GIVEN INSTRUCTION
Output the material word for word. Leave each picture out.

COLLECTED DATA
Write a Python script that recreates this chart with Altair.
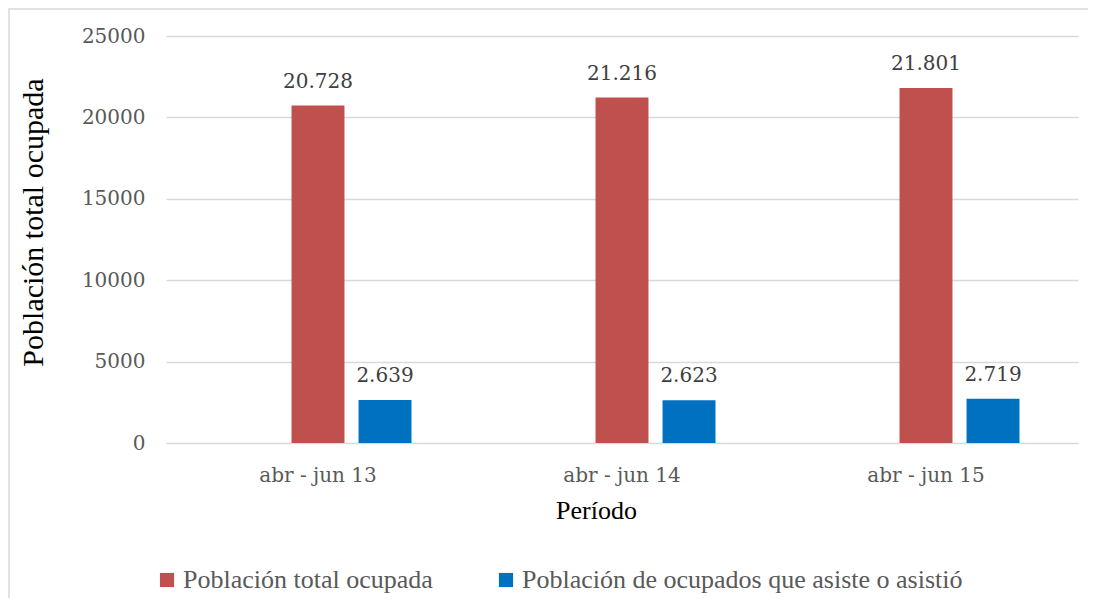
import altair as alt
import pandas as pd

categories = ["abr - jun 13", "abr - jun 14", "abr - jun 15"]
series_names = ["Población total ocupada", "Población de ocupados que asiste o asistió"]
total_ocupada = [20728, 21216, 21801]
asiste = [2639, 2623, 2719]
colors = ["#C0504D", "#0070C0"]
y_ticks = [0, 5000, 10000, 15000, 20000, 25000]

rows = []
for i, c in enumerate(categories):
    rows.append({"periodo": c, "serie": series_names[0], "valor": total_ocupada[i]})
    rows.append({"periodo": c, "serie": series_names[1], "valor": asiste[i]})
df = pd.DataFrame(rows)

offset_domain = [" ", series_names[0], series_names[1]]

x_enc = alt.X(
    "periodo:N",
    sort=categories,
    scale=alt.Scale(paddingInner=0, paddingOuter=0),
    axis=alt.Axis(
        title="Período",
        labelAngle=0,
        labelFont="DejaVu Serif",
        labelFontSize=20,
        labelColor="#595959",
        labelPadding=22,
        titleFont="Liberation Serif",
        titleFontSize=26,
        titleColor="#000000",
        titleFontWeight="normal",
        titlePadding=12,
        titleX=430,
        domain=False,
        ticks=False,
        grid=False,
    ),
)
xoff_enc = alt.XOffset(
    "serie:N",
    scale=alt.Scale(domain=offset_domain, paddingInner=0.21, paddingOuter=0.873),
)
y_enc = alt.Y(
    "valor:Q",
    scale=alt.Scale(domain=[0, 25000], nice=False),
    axis=alt.Axis(
        title="Población total ocupada",
        values=y_ticks,
        format="d",
        labelFont="DejaVu Serif",
        labelFontSize=20,
        labelColor="#595959",
        labelPadding=21,
        titleFont="Liberation Serif",
        titleFontSize=30,
        titleColor="#000000",
        titleFontWeight="normal",
        titleX=-133,
        titleY=186,
        titleBaseline="middle",
        domain=False,
        ticks=False,
        gridColor="#d9d9d9",
        gridWidth=1.5,
    ),
)

base = alt.Chart(df)

bars = base.mark_bar().encode(
    x=x_enc,
    xOffset=xoff_enc,
    y=y_enc,
    color=alt.Color(
        "serie:N",
        scale=alt.Scale(domain=series_names, range=colors),
        legend=alt.Legend(
            title=None,
            orient="none",
            legendX=-12,
            legendY=531,
            direction="horizontal",
            symbolType="square",
            symbolSize=200,
            symbolStrokeWidth=0,
            labelFont="Liberation Serif",
            labelFontSize=26,
            labelColor="#595959",
            labelLimit=700,
            columnPadding=60,
            labelOffset=3,
        ),
    ),
)

labels = base.transform_calculate(
    etiqueta="format(datum.valor / 1000, '.3f')"
).mark_text(
    font="DejaVu Serif", fontSize=20, color="#404040", baseline="bottom", dy=-14
).encode(
    x=alt.X("periodo:N", sort=categories),
    xOffset=alt.XOffset("serie:N"),
    y=alt.Y("valor:Q"),
    text="etiqueta:N",
)

border = alt.Chart(alt.Data(values=[{"k": 1}])).mark_rect(
    fill="white", fillOpacity=0, stroke="#d9d9d9", strokeWidth=1.5
).encode(
    x=alt.value(-157), x2=alt.value(945), y=alt.value(-27), y2=alt.value(600)
)

chart = alt.layer(border, bars, labels).properties(
    width=912,
    height=407,
    padding={"left": 158, "top": 28, "right": 10, "bottom": 155},
    autosize=alt.AutoSizeParams(type="none"),
    background="white",
).configure_view(stroke=None)

chart.save("out.html", embed_options={"renderer": "svg", "actions": False})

TASK SOLUTION
Write a Python script that recreates this chart with Altair.
import altair as alt
import pandas as pd

categories = ["abr - jun 13", "abr - jun 14", "abr - jun 15"]
series_names = ["Población total ocupada", "Población de ocupados que asiste o asistió"]
total_ocupada = [20728, 21216, 21801]
asiste = [2639, 2623, 2719]
colors = ["#C0504D", "#0070C0"]
y_ticks = [0, 5000, 10000, 15000, 20000, 25000]

rows = []
for i, c in enumerate(categories):
    rows.append({"periodo": c, "serie": series_names[0], "valor": total_ocupada[i]})
    rows.append({"periodo": c, "serie": series_names[1], "valor": asiste[i]})
df = pd.DataFrame(rows)

offset_domain = [" ", series_names[0], series_names[1]]

x_enc = alt.X(
    "periodo:N",
    sort=categories,
    scale=alt.Scale(paddingInner=0, paddingOuter=0),
    axis=alt.Axis(
        title="Período",
        labelAngle=0,
        labelFont="DejaVu Serif",
        labelFontSize=20,
        labelColor="#595959",
        labelPadding=22,
        titleFont="Liberation Serif",
        titleFontSize=26,
        titleColor="#000000",
        titleFontWeight="normal",
        titlePadding=12,
        titleX=430,
        domain=False,
        ticks=False,
        grid=False,
    ),
)
xoff_enc = alt.XOffset(
    "serie:N",
    scale=alt.Scale(domain=offset_domain, paddingInner=0.21, paddingOuter=0.873),
)
y_enc = alt.Y(
    "valor:Q",
    scale=alt.Scale(domain=[0, 25000], nice=False),
    axis=alt.Axis(
        title="Población total ocupada",
        values=y_ticks,
        format="d",
        labelFont="DejaVu Serif",
        labelFontSize=20,
        labelColor="#595959",
        labelPadding=21,
        titleFont="Liberation Serif",
        titleFontSize=30,
        titleColor="#000000",
        titleFontWeight="normal",
        titleX=-133,
        titleY=186,
        titleBaseline="middle",
        domain=False,
        ticks=False,
        gridColor="#d9d9d9",
        gridWidth=1.5,
    ),
)

base = alt.Chart(df)

bars = base.mark_bar().encode(
    x=x_enc,
    xOffset=xoff_enc,
    y=y_enc,
    color=alt.Color(
        "serie:N",
        scale=alt.Scale(domain=series_names, range=colors),
        legend=alt.Legend(
            title=None,
            orient="none",
            legendX=-12,
            legendY=531,
            direction="horizontal",
            symbolType="square",
            symbolSize=200,
            symbolStrokeWidth=0,
            labelFont="Liberation Serif",
            labelFontSize=26,
            labelColor="#595959",
            labelLimit=700,
            columnPadding=60,
            labelOffset=3,
        ),
    ),
)

labels = base.transform_calculate(
    etiqueta="format(datum.valor / 1000, '.3f')"
).mark_text(
    font="DejaVu Serif", fontSize=20, color="#404040", baseline="bottom", dy=-14
).encode(
    x=alt.X("periodo:N", sort=categories),
    xOffset=alt.XOffset("serie:N"),
    y=alt.Y("valor:Q"),
    text="etiqueta:N",
)

border = alt.Chart(alt.Data(values=[{"k": 1}])).mark_rect(
    fill="white", fillOpacity=0, stroke="#d9d9d9", strokeWidth=1.5
).encode(
    x=alt.value(-157), x2=alt.value(945), y=alt.value(-27), y2=alt.value(600)
)

chart = alt.layer(border, bars, labels).properties(
    width=912,
    height=407,
    padding={"left": 158, "top": 28, "right": 10, "bottom": 155},
    autosize=alt.AutoSizeParams(type="none"),
    background="white",
).configure_view(stroke=None)

chart.save("out.html", embed_options={"renderer": "svg", "actions": False})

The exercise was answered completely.